**Task instructions**
Write out nothing but the lines from the first line of the entries below through the line with "let y = d3.scaleLinear().domain([0.2, 0.7]).range([491, 17]);"; no pictures go in.

**Input**

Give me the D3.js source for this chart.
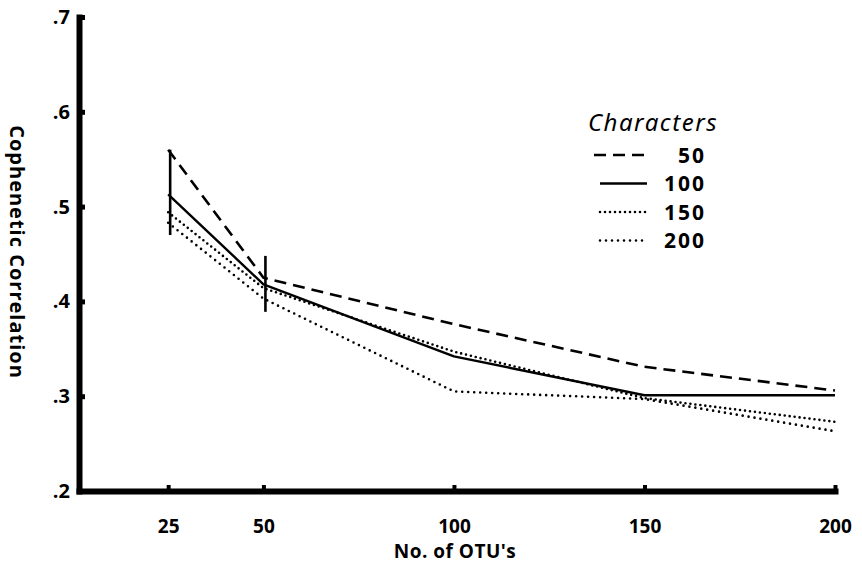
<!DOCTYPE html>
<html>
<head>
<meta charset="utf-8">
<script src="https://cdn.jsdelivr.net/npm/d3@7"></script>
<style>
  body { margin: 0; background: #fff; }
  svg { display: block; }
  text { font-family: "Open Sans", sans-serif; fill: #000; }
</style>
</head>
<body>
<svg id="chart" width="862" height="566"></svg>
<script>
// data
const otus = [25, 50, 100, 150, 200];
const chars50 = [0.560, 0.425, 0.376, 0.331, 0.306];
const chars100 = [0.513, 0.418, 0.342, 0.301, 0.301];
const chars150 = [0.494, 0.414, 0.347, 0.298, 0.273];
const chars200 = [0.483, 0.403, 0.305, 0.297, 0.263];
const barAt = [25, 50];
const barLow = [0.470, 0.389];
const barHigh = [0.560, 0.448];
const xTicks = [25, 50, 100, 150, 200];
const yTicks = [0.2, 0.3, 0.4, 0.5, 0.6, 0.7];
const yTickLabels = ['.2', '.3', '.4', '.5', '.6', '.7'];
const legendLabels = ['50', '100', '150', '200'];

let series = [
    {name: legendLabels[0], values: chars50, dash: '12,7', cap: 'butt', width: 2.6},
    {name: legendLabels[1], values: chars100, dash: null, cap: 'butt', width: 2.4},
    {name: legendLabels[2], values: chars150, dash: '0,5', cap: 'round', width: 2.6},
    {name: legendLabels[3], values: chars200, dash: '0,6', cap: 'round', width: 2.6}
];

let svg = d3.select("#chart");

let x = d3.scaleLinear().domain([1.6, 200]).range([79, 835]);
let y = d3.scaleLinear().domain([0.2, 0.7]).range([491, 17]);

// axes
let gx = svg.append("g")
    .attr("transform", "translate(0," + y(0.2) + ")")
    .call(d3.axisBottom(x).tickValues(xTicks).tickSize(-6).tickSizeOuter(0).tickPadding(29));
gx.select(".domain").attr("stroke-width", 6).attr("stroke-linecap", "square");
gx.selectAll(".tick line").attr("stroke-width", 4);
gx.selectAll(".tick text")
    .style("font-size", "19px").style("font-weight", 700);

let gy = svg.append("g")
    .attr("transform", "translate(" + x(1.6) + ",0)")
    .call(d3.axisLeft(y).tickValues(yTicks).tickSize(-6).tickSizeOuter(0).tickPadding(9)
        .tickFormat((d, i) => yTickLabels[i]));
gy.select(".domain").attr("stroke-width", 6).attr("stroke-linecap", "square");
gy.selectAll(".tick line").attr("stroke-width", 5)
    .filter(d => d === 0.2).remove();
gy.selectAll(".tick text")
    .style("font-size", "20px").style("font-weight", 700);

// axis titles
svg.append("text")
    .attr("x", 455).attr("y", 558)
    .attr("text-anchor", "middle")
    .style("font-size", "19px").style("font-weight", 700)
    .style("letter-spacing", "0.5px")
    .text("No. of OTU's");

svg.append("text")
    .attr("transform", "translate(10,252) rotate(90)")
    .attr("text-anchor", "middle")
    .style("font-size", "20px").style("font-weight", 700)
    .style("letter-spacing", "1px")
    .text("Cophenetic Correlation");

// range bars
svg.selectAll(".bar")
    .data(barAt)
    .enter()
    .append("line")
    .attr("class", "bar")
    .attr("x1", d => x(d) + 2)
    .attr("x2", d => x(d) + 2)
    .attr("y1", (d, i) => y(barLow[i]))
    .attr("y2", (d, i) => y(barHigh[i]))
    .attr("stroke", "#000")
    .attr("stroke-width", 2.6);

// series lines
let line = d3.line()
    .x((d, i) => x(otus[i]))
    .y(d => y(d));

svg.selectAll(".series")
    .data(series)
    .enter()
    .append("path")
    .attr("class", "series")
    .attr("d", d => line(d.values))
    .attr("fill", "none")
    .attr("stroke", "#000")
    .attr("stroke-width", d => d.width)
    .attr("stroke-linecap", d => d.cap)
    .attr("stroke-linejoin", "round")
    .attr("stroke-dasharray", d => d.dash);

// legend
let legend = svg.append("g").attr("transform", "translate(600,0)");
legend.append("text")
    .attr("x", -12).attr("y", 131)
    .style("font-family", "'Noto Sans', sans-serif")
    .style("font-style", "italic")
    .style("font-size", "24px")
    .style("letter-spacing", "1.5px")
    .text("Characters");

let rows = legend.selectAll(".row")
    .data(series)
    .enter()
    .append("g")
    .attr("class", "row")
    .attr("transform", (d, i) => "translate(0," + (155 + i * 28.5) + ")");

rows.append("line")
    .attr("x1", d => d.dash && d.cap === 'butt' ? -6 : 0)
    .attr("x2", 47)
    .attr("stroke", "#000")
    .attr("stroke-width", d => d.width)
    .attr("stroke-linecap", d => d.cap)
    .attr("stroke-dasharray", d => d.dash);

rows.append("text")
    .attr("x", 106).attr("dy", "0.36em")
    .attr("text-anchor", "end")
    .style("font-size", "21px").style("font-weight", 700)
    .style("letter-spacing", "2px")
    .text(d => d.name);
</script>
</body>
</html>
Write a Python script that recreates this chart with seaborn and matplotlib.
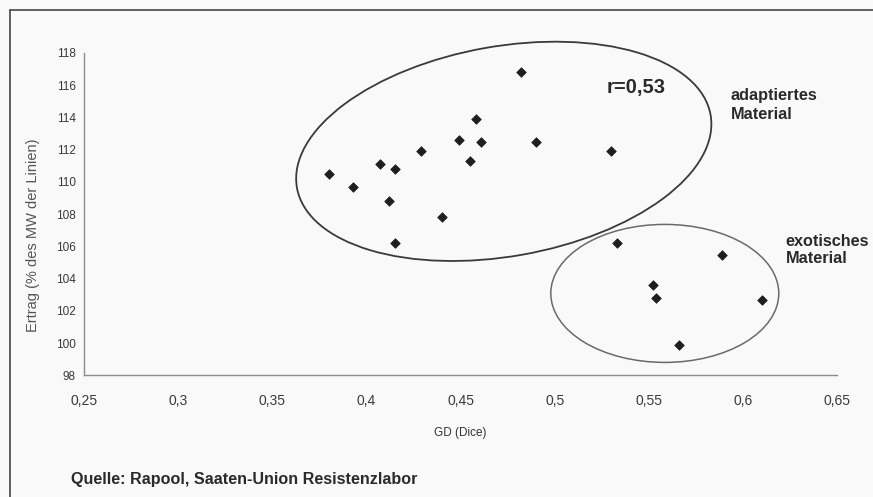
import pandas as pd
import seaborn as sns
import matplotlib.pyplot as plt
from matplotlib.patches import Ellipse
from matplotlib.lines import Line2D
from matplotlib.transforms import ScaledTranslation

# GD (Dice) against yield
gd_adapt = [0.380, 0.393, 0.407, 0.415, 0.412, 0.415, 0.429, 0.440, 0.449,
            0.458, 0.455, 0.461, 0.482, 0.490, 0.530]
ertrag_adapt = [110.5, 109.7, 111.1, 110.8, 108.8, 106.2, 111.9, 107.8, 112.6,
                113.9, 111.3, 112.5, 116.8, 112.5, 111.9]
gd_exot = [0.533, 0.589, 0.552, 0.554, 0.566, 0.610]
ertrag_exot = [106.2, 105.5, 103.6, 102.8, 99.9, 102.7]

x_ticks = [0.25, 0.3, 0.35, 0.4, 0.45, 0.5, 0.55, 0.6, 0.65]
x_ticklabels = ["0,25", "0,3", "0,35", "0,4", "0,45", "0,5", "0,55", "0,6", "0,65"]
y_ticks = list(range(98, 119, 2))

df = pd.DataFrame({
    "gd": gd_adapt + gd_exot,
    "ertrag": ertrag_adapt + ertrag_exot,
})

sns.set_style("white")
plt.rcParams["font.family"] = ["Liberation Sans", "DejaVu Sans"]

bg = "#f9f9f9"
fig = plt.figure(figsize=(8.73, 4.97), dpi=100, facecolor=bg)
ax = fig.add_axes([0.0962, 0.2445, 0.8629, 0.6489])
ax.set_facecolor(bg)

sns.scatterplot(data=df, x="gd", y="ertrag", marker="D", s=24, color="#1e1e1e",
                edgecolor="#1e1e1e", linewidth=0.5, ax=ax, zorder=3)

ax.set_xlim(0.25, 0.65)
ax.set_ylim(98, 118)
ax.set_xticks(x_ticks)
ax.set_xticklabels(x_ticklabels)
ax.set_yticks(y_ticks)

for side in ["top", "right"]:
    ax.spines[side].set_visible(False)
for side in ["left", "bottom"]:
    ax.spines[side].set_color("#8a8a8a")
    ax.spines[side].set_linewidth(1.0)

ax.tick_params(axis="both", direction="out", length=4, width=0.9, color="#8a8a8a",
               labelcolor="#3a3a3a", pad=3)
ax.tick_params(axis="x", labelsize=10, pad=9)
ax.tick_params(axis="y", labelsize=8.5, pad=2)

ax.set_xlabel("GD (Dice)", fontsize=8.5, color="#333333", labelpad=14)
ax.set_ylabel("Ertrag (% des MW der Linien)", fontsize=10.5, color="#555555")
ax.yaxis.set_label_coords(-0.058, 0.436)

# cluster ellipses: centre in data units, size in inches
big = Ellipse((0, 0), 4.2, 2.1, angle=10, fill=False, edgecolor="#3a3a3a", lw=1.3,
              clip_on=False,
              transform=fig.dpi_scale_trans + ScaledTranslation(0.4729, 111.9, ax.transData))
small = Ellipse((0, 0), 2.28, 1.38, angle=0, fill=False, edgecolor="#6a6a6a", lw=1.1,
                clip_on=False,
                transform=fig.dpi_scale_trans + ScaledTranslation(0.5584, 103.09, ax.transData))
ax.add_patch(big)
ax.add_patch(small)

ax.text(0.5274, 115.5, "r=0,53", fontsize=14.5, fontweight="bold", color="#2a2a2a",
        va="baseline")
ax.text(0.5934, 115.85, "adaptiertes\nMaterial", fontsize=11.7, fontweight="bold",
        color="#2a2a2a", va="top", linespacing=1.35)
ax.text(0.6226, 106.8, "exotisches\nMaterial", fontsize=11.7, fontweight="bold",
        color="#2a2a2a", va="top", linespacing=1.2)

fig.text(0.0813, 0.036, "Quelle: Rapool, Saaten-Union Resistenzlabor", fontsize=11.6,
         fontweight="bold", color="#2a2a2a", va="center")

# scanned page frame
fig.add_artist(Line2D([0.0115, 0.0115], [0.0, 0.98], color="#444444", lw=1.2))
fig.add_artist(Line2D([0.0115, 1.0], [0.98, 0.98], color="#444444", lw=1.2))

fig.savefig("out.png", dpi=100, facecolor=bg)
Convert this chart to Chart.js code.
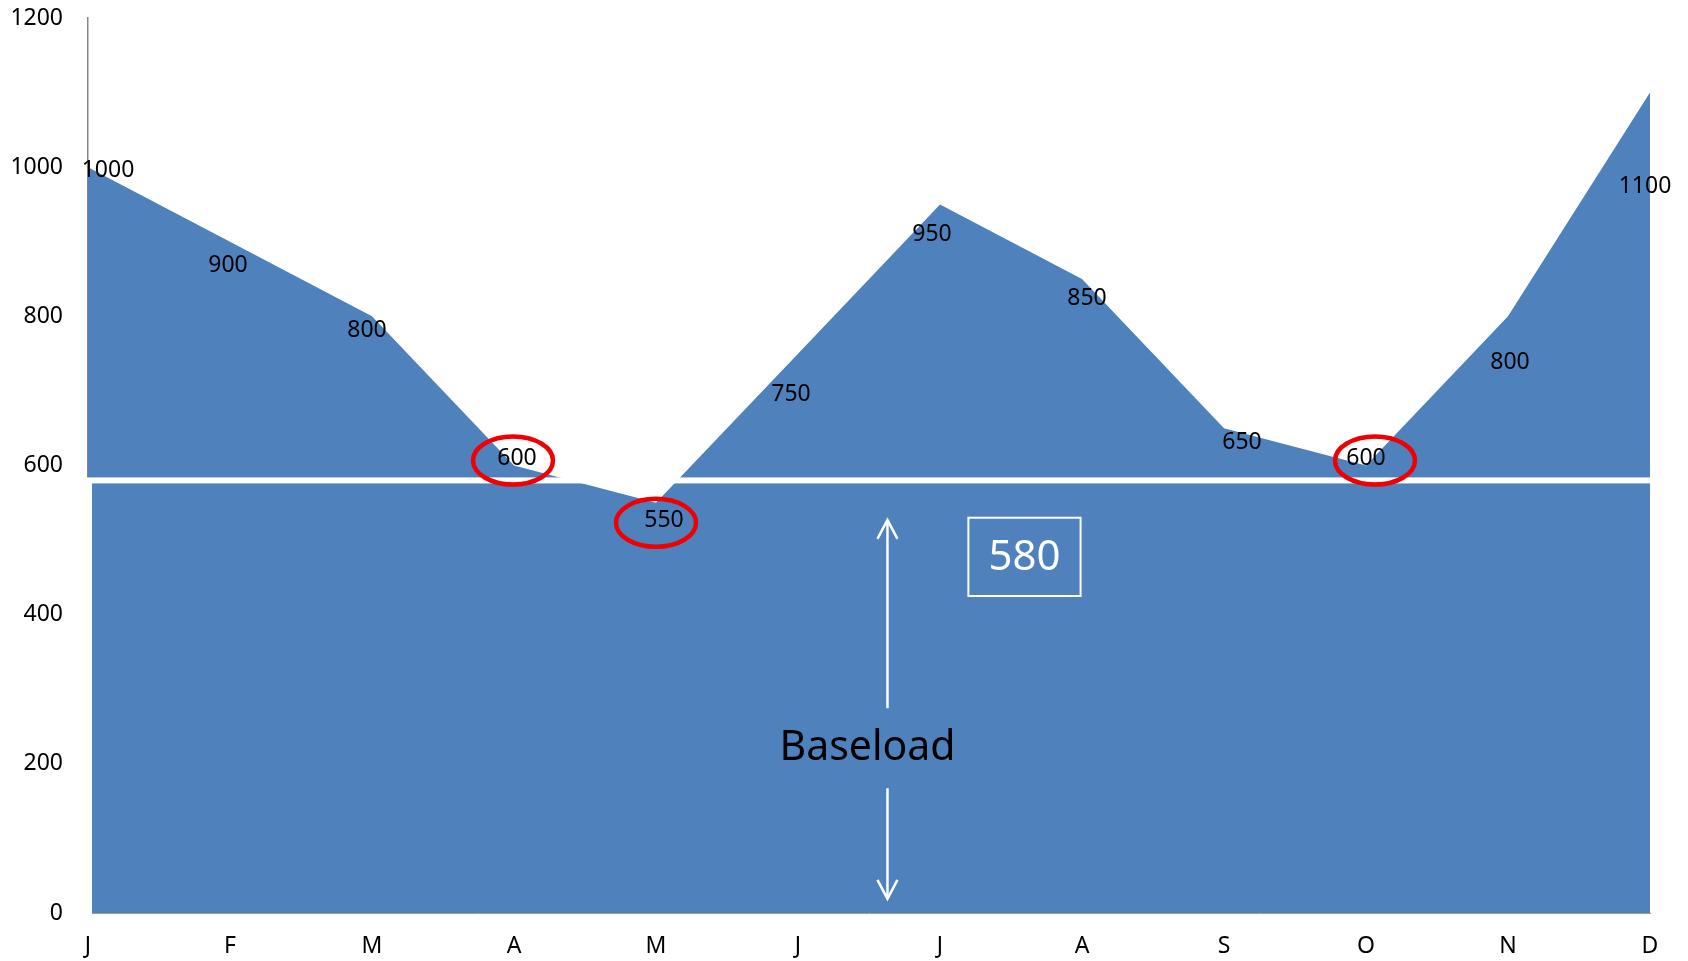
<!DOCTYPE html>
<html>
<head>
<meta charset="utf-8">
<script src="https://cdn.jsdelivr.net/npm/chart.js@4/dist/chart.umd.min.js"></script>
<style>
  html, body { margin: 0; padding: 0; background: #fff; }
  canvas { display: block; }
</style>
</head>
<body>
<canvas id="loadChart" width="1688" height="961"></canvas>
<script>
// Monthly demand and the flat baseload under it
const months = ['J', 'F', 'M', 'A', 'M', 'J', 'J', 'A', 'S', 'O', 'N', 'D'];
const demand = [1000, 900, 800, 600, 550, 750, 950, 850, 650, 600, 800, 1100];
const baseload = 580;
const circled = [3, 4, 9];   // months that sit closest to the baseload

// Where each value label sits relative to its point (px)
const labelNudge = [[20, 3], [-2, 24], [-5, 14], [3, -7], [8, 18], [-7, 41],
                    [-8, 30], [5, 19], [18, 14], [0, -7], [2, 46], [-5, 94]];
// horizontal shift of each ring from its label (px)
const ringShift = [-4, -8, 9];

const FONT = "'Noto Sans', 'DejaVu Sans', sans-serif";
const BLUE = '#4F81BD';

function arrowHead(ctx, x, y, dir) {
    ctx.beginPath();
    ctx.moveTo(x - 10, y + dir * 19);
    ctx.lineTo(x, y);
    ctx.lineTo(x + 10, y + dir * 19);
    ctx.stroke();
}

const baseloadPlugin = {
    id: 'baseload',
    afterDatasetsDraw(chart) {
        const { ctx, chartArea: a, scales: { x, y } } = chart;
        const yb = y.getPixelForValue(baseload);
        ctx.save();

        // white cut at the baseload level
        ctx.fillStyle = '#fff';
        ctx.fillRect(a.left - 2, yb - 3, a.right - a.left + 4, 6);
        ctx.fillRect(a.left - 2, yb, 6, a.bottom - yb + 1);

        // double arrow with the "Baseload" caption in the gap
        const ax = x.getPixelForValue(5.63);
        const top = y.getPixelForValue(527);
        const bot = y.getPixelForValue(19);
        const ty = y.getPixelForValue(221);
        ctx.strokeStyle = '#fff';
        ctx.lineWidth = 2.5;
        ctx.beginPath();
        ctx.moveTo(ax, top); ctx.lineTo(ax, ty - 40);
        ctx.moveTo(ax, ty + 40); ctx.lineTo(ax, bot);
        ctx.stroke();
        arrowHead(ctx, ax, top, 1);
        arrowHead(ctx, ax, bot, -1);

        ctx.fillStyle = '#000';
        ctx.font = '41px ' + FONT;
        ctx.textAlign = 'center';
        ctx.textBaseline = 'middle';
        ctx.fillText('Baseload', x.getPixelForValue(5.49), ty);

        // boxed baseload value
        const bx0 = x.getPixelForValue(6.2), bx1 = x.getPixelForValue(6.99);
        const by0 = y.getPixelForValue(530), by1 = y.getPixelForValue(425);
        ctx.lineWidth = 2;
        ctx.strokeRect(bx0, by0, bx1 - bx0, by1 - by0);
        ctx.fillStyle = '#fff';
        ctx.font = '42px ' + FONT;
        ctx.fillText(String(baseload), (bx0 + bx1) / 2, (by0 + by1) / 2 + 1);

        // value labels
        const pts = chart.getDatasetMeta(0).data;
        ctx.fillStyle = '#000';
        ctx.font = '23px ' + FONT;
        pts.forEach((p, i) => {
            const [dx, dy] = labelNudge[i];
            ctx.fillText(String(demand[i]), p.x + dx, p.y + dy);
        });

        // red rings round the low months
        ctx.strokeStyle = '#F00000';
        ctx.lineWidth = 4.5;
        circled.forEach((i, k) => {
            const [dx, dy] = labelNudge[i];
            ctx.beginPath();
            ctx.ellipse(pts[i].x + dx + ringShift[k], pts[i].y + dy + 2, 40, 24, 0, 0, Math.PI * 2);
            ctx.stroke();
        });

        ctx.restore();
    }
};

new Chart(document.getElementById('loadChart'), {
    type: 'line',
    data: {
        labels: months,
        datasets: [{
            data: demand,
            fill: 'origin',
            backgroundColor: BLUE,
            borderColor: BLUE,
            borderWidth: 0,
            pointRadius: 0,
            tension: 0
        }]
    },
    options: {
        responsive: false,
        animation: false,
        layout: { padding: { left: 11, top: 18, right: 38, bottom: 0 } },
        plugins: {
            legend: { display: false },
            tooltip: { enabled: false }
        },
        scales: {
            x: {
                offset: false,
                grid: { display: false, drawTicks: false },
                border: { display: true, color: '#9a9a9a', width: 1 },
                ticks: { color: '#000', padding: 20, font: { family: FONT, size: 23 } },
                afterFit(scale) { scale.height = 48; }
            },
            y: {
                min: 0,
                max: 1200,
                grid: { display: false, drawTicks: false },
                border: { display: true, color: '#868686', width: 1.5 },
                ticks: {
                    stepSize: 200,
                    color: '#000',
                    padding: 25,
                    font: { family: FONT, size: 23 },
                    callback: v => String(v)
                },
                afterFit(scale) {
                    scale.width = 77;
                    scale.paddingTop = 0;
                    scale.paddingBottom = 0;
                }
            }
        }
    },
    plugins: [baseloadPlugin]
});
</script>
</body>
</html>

**Correct result**
Give me the D3.js source for this chart.
<!DOCTYPE html>
<html>
<head>
<meta charset="utf-8">
<script src="https://cdn.jsdelivr.net/npm/d3@7"></script>
<style>
  body { margin: 0; background: #fff; }
  svg { display: block; }
  text { font-family: "Open Sans", sans-serif; fill: #000; }
</style>
</head>
<body>
<svg id="chart" width="862" height="566"></svg>
<script>
// data
const otus = [25, 50, 100, 150, 200];
const chars50 = [0.560, 0.425, 0.376, 0.331, 0.306];
const chars100 = [0.513, 0.418, 0.342, 0.301, 0.301];
const chars150 = [0.494, 0.414, 0.347, 0.298, 0.273];
const chars200 = [0.483, 0.403, 0.305, 0.297, 0.263];
const barAt = [25, 50];
const barLow = [0.470, 0.389];
const barHigh = [0.560, 0.448];
const xTicks = [25, 50, 100, 150, 200];
const yTicks = [0.2, 0.3, 0.4, 0.5, 0.6, 0.7];
const yTickLabels = ['.2', '.3', '.4', '.5', '.6', '.7'];
const legendLabels = ['50', '100', '150', '200'];

let series = [
    {name: legendLabels[0], values: chars50, dash: '12,7', cap: 'butt', width: 2.6},
    {name: legendLabels[1], values: chars100, dash: null, cap: 'butt', width: 2.4},
    {name: legendLabels[2], values: chars150, dash: '0,5', cap: 'round', width: 2.6},
    {name: legendLabels[3], values: chars200, dash: '0,6', cap: 'round', width: 2.6}
];

let svg = d3.select("#chart");

let x = d3.scaleLinear().domain([1.6, 200]).range([79, 835]);
let y = d3.scaleLinear().domain([0.2, 0.7]).range([491, 17]);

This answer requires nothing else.